Efficiency replaces meaning only when efficiency becomes the primary value — and that shift is worth examining carefully. Efficiency and meaning are not natural enemies. A well-chosen word is both efficient and meaningful — it does its work precisely, without waste, and carries exactly the weight the sentence requires. The most economical writing is often the most expressive. Clarity and depth are not in tension when the writer is paying attention.
But something shifts when efficiency becomes the primary value — when the measure of good communication is not whether it says something true or useful or well, but whether it says it quickly. When speed and brevity become ends in themselves rather than qualities a piece of writing might incidentally possess, the relationship between efficiency and meaning inverts. Efficiency stops serving meaning and begins replacing it.
This is, increasingly, the condition of online communication.
When Efficiency Replaces Meaning in Writing
The pressure towards efficiency in online writing comes from several directions simultaneously. Attention is scarce, so writers are told to get to the point. Screens are tiring to read from, so sentences should be short. Search engines reward clarity and structure, so prose should be predictable. Platforms reward engagement, and engagement is easier to generate with content that delivers its value immediately than with content that asks the reader to wait.
None of these pressures is unreasonable in isolation. There are genuine reasons to be clear, to be concise, to respect the reader’s time. A writer who is needlessly verbose is not being profound — they are being inconsiderate.
But the efficiency imperative does not ask for the elimination of waste. It asks for the elimination of complexity. And complexity, in writing, is not the same thing as waste. Some things require time on the page. Some arguments need to be built rather than stated. Some observations are only legible in the context that surrounds them. Cutting these things in the name of efficiency does not make the writing better. It makes it thinner.
What Efficiency Cannot Carry
There are qualities in writing that efficiency, by its nature, cannot carry. Ambiguity — the productive kind, where a sentence is true in more than one way and the reader is left to find their own meaning in it — requires space that efficient writing cannot afford. Irony requires the reader to hold two things in mind simultaneously, and efficient writing tries to reduce that cognitive load rather than cultivate it. Nuance, by definition, resists the short, clear statement.
These are not decorative qualities. They are the qualities through which writing reflects the actual texture of experience — which is rarely simple, rarely unambiguous, rarely reducible to a clean takeaway. When writing is systematically stripped of these qualities in the name of efficiency, it becomes a less accurate representation of the world. It may be easier to consume. It is less true.
There is also something that happens to the reader when efficiency dominates. The efficient piece delivers its meaning, and the reader receives it, and that is the end of the transaction. The reader is a consumer of content rather than a participant in thought. There is nothing to work with, nothing to turn over, nothing that requires their own thinking to complete. The piece has done everything, and left nothing for the reader to do.

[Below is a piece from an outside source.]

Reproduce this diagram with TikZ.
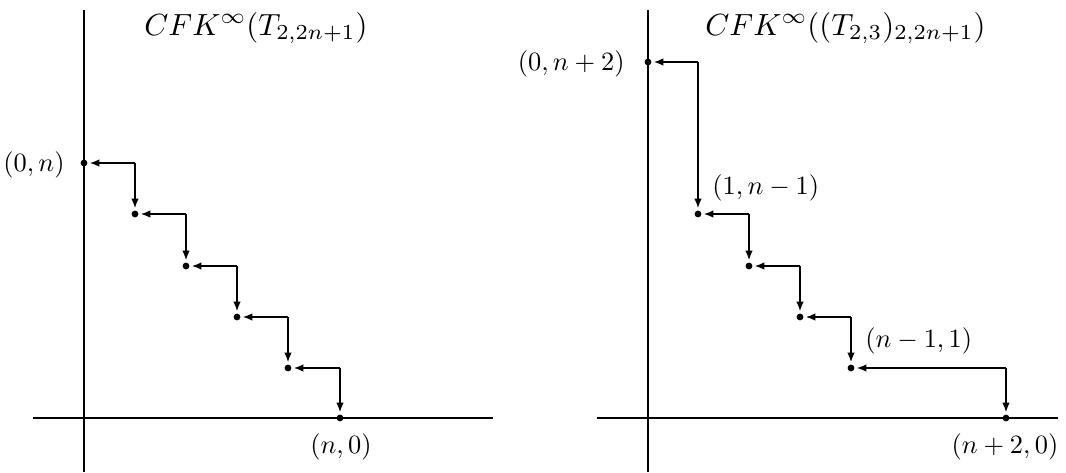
\documentclass[tikz,border=0pt]{standalone}
\usetikzlibrary{arrows.meta}
\newcommand{\lbl}[1]{\scalebox{1.32}{$#1$}}
\newcommand{\ttlt}[1]{\scalebox{1.53}{$#1$}}
\begin{document}
\begin{tikzpicture}[x=0.5pt,y=-0.5pt,
  axis/.style={line width=1pt},
  dot/.style={circle,fill=black,inner sep=0pt,minimum size=3.4pt},
  arr/.style={line width=1pt,-{Latex[length=5pt,width=3.8pt]},shorten >=0.8pt},
  lab/.style={inner sep=0pt},
  ttl/.style={inner sep=0pt,anchor=base west}]
\useasboundingbox (0,0) rectangle (1066,472);
% ---------- left diagram ----------
\coordinate (Lyt) at (84,10); \coordinate (Lyb) at (84,472);
\coordinate (Lxl) at (33,418); \coordinate (Lxr) at (493,418);
\draw[axis] (Lyt) -- (Lyb);
\draw[axis] (Lxl) -- (Lxr);
\node[dot] (a0) at (84,163) {};
\node[dot] (a1) at (135,214) {};
\node[dot] (a2) at (186,266) {};
\node[dot] (a3) at (237,317) {};
\node[dot] (a4) at (288,368) {};
\node[dot] (a5) at (340,418) {};
\coordinate (c1) at (135,163);
\coordinate (c2) at (186,214);
\coordinate (c3) at (237,266);
\coordinate (c4) at (288,317);
\coordinate (c5) at (340,368);
\foreach \i/\j in {1/0,2/1,3/2,4/3,5/4}{
  \draw[arr] (c\i) -- (a\j);
  \draw[arr] (c\i) -- (a\i);
}
\node[ttl] (t1) at (144,35) {\ttlt{CFK^\infty(T_{2,2n+1})}};
\node[lab,anchor=east] (l0) at (65,165) {\lbl{(0,n)}};
\node[lab] (l5) at (341,447) {\lbl{(n,0)}};
% ---------- right diagram ----------
\coordinate (Ryt) at (648,10); \coordinate (Ryb) at (648,472);
\coordinate (Rxl) at (597,418); \coordinate (Rxr) at (1058,418);
\draw[axis] (Ryt) -- (Ryb);
\draw[axis] (Rxl) -- (Rxr);
\node[dot] (b0) at (648,62) {};
\node[dot] (b1) at (698,214) {};
\node[dot] (b2) at (749,266) {};
\node[dot] (b3) at (800,317) {};
\node[dot] (b4) at (851,368) {};
\node[dot] (b5) at (1006,418) {};
\coordinate (d1) at (698,62);
\coordinate (d2) at (749,214);
\coordinate (d3) at (800,266);
\coordinate (d4) at (851,317);
\coordinate (d5) at (1006,368);
\foreach \i/\j in {1/0,2/1,3/2,4/3,5/4}{
  \draw[arr] (d\i) -- (b\j);
  \draw[arr] (d\i) -- (b\i);
}
\node[ttl] (t2) at (705,35) {\ttlt{CFK^\infty((T_{2,3})_{2,2n+1})}};
\node[lab,anchor=east] (m0) at (625,64) {\lbl{(0,n+2)}};
\node[lab,anchor=west] (m1) at (712,188) {\lbl{(1,n-1)}};
\node[lab,anchor=west] (m4) at (865,341) {\lbl{(n-1,1)}};
\node[lab] (m5) at (1005,447) {\lbl{(n+2,0)}};
\end{tikzpicture}
\end{document}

The pieces that stay with readers are almost never the most efficient ones. They are the ones that gave the reader something to carry away — a question, an image, an unresolved tension that continued to work after the reading ended. Efficiency cannot produce this. It can only deliver what is already resolved.
The Accumulation of Small Losses
No single piece of efficient writing does much damage. The individual article that gets to the point quickly, the tweet that summarises a complex position in a sentence, the email that replaces a nuanced conversation — none of these is a catastrophe. But the accumulation is worth attending to.

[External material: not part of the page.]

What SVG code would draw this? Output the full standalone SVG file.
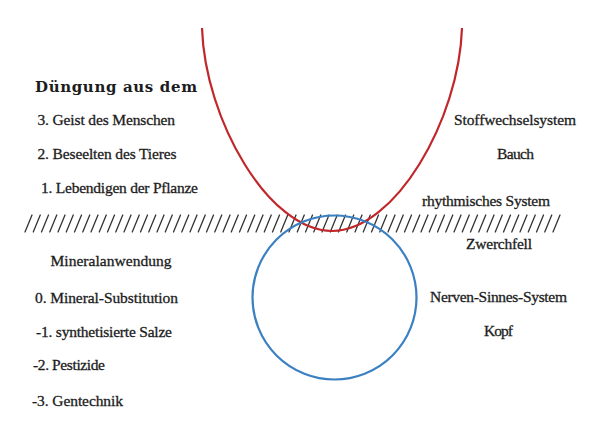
<svg xmlns="http://www.w3.org/2000/svg" width="600" height="438" viewBox="0 0 600 438">
<style>
  text { font-family: "Liberation Serif", "DejaVu Serif", serif; font-size: 15.5px; fill: #1c1c1c; stroke: #1c1c1c; stroke-width: 0.3; }
  .title { font-family: "DejaVu Serif", "Liberation Serif", serif; font-weight: bold; font-size: 15px; stroke: none; }
  .hatch { stroke: #333; stroke-width: 1.3; fill: none; stroke-linecap: round; }
  .red { stroke: #c0262a; stroke-width: 2.2; fill: none; }
  .blue { stroke: #3a80c2; stroke-width: 2.2; fill: none; }
</style>
<rect x="0" y="0" width="600" height="438" fill="#ffffff"/>
<g id="hatching">
  <path class="hatch" d="M25,232l7-17m1.25,17l7-17m1.25,17l7-17m1.25,17l7-17m1.25,17l7-17m1.25,17l7-17m1.25,17l7-17m1.25,17l7-17m1.25,17l7-17m1.25,17l7-17m1.25,17l7-17m1.25,17l7-17m1.25,17l7-17m1.25,17l7-17m1.25,17l7-17m1.25,17l7-17m1.25,17l7-17m1.25,17l7-17m1.25,17l7-17m1.25,17l7-17m1.25,17l7-17m1.25,17l7-17m1.25,17l7-17m1.25,17l7-17m1.25,17l7-17m1.25,17l7-17m1.25,17l7-17m1.25,17l7-17m1.25,17l7-17m1.25,17l7-17m1.25,17l7-17m1.25,17l7-17m1.25,17l7-17m1.25,17l7-17m1.25,17l7-17m1.25,17l7-17m1.25,17l7-17m1.25,17l7-17m1.25,17l7-17m1.25,17l7-17m1.25,17l7-17m1.25,17l7-17m1.25,17l7-17m1.25,17l7-17m1.25,17l7-17m1.25,17l7-17m1.25,17l7-17m1.25,17l7-17m1.25,17l7-17m1.25,17l7-17m1.25,17l7-17m1.25,17l7-17m1.25,17l7-17m1.25,17l7-17m1.25,17l7-17m1.25,17l7-17m1.25,17l7-17m1.25,17l7-17m1.25,17l7-17m1.25,17l7-17m1.25,17l7-17m1.25,17l7-17m1.25,17l7-17m1.25,17l7-17m1.25,17l7-17"/>
</g>
<g id="connectors">
  <path id="red-curve" class="red" d="M202,28 C205,120 269,231 332,231 C395,231 459,120 462,28"/>
  <circle id="blue-circle" class="blue" cx="334.5" cy="297.5" r="82"/>
</g>
<g id="left-upper">
  <text class="title" x="35" y="92" textLength="162">Düngung aus dem</text>
  <text x="37.5" y="125" textLength="137.5">3. Geist des Menschen</text>
  <text x="37.5" y="159" textLength="139">2. Beseelten des Tieres</text>
  <text x="41" y="193" textLength="157">1. Lebendigen der Pflanze</text>
</g>
<g id="left-lower">
  <text x="50.5" y="266" textLength="121">Mineralanwendung</text>
  <text x="35" y="303" textLength="143">0. Mineral-Substitution</text>
  <text x="36" y="337" textLength="136">-1. synthetisierte Salze</text>
  <text x="33" y="370" textLength="72">-2. Pestizide</text>
  <text x="32" y="406" textLength="91">-3. Gentechnik</text>
</g>
<g id="right-labels">
  <text x="454" y="125" textLength="122">Stoffwechselsystem</text>
  <text x="497" y="158.5" textLength="37">Bauch</text>
  <text x="422" y="206" textLength="128">rhythmisches System</text>
  <text x="466" y="248.5" textLength="66">Zwerchfell</text>
  <text x="430" y="302" textLength="137">Nerven-Sinnes-System</text>
  <text x="484" y="335.5" textLength="29">Kopf</text>
</g>
</svg>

When efficiency becomes the dominant standard across millions of pieces of writing, across every platform and context simultaneously, what changes is not just the writing. What changes is the expectation of what writing is for. Readers trained on efficient content begin to experience complexity as a fault rather than a feature. The longer sentence becomes harder to follow not because it is poorly written but because the reader has lost the habit of holding a thought in suspension. The argument that does not resolve quickly begins to feel evasive rather than thorough.
The loss is not only in the writing. It is in the reading.

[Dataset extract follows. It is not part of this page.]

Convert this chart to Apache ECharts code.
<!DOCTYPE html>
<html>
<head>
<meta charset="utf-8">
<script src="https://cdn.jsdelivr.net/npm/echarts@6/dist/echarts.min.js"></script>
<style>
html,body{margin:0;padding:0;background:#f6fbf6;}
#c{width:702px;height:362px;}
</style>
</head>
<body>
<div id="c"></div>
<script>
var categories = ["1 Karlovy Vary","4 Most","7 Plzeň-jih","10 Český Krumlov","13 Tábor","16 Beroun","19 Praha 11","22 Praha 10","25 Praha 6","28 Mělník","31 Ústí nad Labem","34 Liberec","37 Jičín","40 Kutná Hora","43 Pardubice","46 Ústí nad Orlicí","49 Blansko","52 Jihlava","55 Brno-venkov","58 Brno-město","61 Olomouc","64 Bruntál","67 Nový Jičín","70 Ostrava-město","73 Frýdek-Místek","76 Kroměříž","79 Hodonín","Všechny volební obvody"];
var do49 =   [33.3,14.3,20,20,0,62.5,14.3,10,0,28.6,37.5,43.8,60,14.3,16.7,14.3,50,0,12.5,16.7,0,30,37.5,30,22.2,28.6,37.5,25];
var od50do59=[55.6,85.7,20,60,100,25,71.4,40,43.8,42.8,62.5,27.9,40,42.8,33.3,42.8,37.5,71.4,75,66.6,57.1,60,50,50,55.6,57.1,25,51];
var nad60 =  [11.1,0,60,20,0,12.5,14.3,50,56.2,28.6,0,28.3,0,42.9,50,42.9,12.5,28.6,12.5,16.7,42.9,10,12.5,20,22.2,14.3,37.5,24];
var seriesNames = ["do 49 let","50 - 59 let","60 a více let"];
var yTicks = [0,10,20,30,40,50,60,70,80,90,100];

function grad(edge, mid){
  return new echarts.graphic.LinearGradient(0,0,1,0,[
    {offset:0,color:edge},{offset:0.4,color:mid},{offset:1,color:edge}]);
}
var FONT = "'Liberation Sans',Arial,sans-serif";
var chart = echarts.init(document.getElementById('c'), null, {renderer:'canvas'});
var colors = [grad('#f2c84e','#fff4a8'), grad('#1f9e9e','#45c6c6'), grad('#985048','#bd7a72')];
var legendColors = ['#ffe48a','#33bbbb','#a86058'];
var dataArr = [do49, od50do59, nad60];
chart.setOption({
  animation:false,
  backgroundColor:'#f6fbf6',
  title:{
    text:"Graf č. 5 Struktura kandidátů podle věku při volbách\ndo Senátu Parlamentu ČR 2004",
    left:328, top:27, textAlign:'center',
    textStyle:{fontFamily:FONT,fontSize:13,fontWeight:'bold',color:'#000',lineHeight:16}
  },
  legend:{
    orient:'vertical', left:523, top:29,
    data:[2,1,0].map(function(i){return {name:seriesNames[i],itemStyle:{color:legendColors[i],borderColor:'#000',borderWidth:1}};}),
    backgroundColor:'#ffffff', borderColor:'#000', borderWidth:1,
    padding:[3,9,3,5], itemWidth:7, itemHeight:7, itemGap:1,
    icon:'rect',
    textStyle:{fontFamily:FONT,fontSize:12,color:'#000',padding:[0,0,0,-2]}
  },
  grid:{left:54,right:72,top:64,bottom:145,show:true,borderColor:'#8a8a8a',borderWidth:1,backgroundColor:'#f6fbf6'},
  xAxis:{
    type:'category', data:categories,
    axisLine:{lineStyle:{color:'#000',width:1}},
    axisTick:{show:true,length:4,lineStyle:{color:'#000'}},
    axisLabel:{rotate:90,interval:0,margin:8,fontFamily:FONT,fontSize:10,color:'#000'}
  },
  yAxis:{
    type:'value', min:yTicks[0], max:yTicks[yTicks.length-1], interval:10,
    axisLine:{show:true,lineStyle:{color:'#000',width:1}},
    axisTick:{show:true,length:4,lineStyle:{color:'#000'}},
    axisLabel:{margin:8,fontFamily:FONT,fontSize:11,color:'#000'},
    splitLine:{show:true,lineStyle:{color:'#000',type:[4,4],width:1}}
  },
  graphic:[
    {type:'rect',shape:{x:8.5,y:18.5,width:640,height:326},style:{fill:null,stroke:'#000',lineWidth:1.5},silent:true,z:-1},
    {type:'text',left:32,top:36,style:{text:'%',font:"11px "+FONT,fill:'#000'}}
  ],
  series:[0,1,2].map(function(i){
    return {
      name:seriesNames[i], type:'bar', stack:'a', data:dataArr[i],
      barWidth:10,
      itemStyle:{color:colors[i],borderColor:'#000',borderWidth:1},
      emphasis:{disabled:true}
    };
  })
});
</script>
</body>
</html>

Efficiency is a virtue in writing, when it is in service of something. When it serves clarity, it makes meaning more accessible. When it serves precision, it makes meaning more exact. But when it becomes the primary value — when the measure of a piece of writing is how quickly it delivers rather than what it delivers — it stops serving meaning and becomes its substitute.
Writing that means something takes the time it needs. It does not always get to the point immediately, because the point is sometimes only visible at the end of the journey towards it. It asks the reader to stay with it, to do some work, to bring their own thinking to the encounter.
This is not inefficiency. It is the condition under which meaning becomes possible at all.